Летом 1827 года генерал-губернатор Закревский прислал в форт «Слава» своего офицера с поручением опросить заключенных и выяснить, не желают ли они отбыть в крепости весь срок своего наказания. Предложение это встретило единодушный отпор. Бестужев горячо доказывал, что неизвестность, ожидающая в Сибири, лучше того, что есть, хотя бы потому, что это — неизвестность, и все были с ним согласны. В конце сентября за Бестужевым приехал катер. Его перевезли в Роченсальм, а оттуда доставили на лошадях в Шлиссельбург, поместив на гауптвахте. Через несколько дней туда же прибыл и Матвей Муравьев-Апостол. Тишина грозной тюрьмы давила и убивала надежды. Солдаты возились с кандалами; звон цепей напоминал страшные дни.

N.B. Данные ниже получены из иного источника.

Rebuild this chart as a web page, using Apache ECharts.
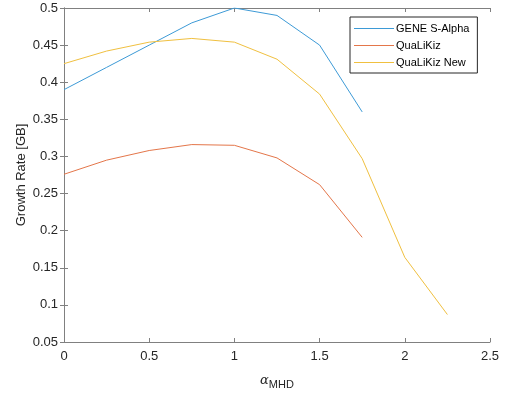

Однако Шлиссельбург был только этапом. Перед осужденными лежал тяжелый путь в далекую Сибирь. На Тихвинской станции, в комнатах смотрителя, роскошно завтракал барин, которому служили с подобострастным усердием три лакея. Он вышел к Бестужеву и Муравьеву, как только их повозка остановилась у крыльца станционного домика, и убедительно просил откушать с ним вместе. Это был Римский-Корсаков, известный прошлой своей деятельностью масон, — мимолетный знакомый Муравьева-Апостола по дому графини Чернышовой. За завтраком Римский-Корсаков сообщил, что он именно их — Бестужева и Муравьева — поджидал на станции, что Сибирь — не шутка, поселение — не Демутов трактир, и требовал, чтобы путники приняли от него на дорожные издержки в виде ссуды шестьсот рублей. Все это говорилось с жаром такого искреннего сочувствия, что отказать— значило бы оскорбить старого масона, и шестьсот рублей перешли в пустые карманы странников.
Через Петербург Бестужев и Муравьев проскакали галопом. Впрочем, их завезли на полчаса к начальнику штаба его величества генералу барону Дибичу. Генерал, пыхтя, как самовар, вынес к ним свою неказистую фигуру и, внимательно оглядев худые лица преступников, — император любил знать новости из первых рук, — сказал, избегая произносить «вы» и «ты»:
— Милостью и великодушием непамятозлобного государя моего, освобождены от работ каторжные Александр Бестужев и Матвей Муравьев-Апостол с обращением обоих в сибирские посельцы. Сверх сего, посельцу Александру Бестужеву дозволено писать и даже печатать, что захочет из сочинений своих, с условием токмо не писать и не печатать никакого вздору. До свиданья.